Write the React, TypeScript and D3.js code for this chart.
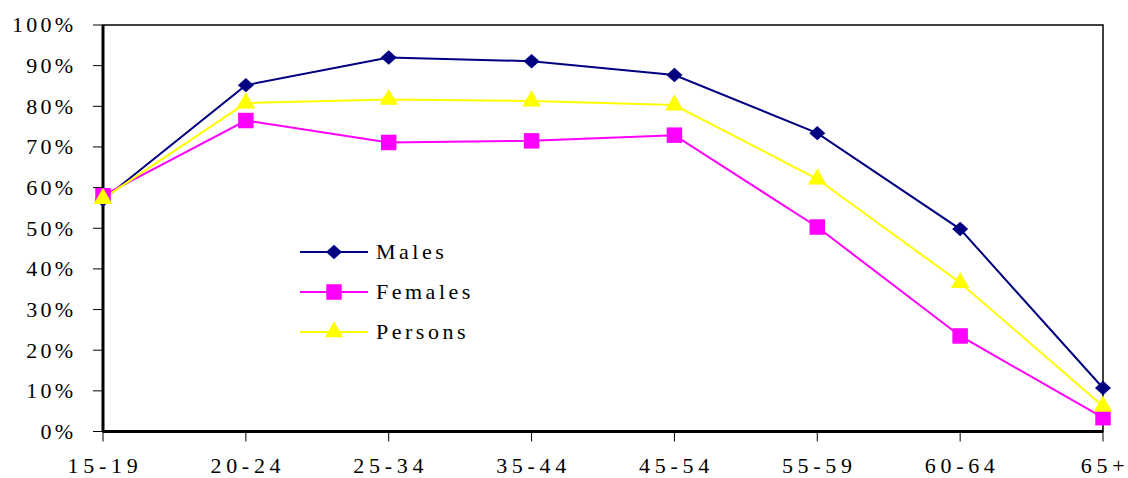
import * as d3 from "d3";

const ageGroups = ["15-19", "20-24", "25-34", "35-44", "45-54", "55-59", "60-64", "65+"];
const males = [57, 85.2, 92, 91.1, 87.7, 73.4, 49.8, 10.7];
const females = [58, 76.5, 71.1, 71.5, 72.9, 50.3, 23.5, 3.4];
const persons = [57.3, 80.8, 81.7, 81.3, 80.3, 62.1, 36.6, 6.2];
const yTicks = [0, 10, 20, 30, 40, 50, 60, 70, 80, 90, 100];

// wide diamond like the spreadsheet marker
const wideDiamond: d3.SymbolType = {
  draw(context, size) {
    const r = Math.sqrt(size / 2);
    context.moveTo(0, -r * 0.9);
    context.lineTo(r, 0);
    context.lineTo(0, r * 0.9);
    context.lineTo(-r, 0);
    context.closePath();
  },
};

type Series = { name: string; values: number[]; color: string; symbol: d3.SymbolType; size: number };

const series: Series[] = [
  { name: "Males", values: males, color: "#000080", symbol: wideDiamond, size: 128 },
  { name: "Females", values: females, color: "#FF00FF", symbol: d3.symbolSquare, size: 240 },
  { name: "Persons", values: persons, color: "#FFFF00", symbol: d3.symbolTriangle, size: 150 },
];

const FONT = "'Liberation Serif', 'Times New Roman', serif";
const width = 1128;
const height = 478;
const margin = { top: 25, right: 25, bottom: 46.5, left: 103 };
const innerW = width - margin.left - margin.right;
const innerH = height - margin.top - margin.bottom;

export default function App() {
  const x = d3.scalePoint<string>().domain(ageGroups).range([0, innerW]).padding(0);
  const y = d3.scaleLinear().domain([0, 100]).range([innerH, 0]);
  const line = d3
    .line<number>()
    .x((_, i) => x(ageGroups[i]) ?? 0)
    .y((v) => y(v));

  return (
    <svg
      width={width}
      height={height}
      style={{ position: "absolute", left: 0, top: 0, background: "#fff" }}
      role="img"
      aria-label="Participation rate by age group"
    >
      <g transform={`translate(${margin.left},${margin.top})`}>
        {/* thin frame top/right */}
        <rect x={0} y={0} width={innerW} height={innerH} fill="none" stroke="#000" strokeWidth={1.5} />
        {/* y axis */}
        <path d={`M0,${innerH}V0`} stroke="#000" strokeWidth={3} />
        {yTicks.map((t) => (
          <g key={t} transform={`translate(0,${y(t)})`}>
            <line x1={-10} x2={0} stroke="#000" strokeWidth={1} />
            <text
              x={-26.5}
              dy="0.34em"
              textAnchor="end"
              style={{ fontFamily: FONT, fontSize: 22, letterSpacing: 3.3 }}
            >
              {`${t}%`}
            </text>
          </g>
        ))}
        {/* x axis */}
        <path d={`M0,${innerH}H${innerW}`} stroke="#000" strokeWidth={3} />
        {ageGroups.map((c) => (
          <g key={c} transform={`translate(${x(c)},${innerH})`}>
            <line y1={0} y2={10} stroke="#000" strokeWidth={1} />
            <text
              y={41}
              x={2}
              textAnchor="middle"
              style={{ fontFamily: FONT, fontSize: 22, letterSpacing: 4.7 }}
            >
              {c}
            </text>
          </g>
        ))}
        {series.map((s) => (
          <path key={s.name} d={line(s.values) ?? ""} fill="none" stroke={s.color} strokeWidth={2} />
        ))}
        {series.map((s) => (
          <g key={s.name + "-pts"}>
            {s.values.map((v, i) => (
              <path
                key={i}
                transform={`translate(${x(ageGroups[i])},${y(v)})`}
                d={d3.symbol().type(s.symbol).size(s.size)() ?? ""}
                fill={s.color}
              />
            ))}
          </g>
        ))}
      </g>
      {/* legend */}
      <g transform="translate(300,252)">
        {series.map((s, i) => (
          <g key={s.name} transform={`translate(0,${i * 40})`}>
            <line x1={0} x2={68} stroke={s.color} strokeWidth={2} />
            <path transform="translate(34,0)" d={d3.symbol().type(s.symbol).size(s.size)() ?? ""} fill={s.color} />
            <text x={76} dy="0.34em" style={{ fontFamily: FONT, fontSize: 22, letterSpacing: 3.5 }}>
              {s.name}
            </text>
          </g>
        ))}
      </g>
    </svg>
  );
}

···

Repeat only the lines between the start of the data and the line with "string; values: number[];", including those two lines, and skip the pictures.

### [Task output]
Write the React, TypeScript and D3.js code for this chart.
import * as d3 from "d3";

const ageGroups = ["15-19", "20-24", "25-34", "35-44", "45-54", "55-59", "60-64", "65+"];
const males = [57, 85.2, 92, 91.1, 87.7, 73.4, 49.8, 10.7];
const females = [58, 76.5, 71.1, 71.5, 72.9, 50.3, 23.5, 3.4];
const persons = [57.3, 80.8, 81.7, 81.3, 80.3, 62.1, 36.6, 6.2];
const yTicks = [0, 10, 20, 30, 40, 50, 60, 70, 80, 90, 100];

// wide diamond like the spreadsheet marker
const wideDiamond: d3.SymbolType = {
  draw(context, size) {
    const r = Math.sqrt(size / 2);
    context.moveTo(0, -r * 0.9);
    context.lineTo(r, 0);
    context.lineTo(0, r * 0.9);
    context.lineTo(-r, 0);
    context.closePath();
  },
};

type Series = { name: string; values: number[]; color: string; symbol: d3.SymbolType; size: number };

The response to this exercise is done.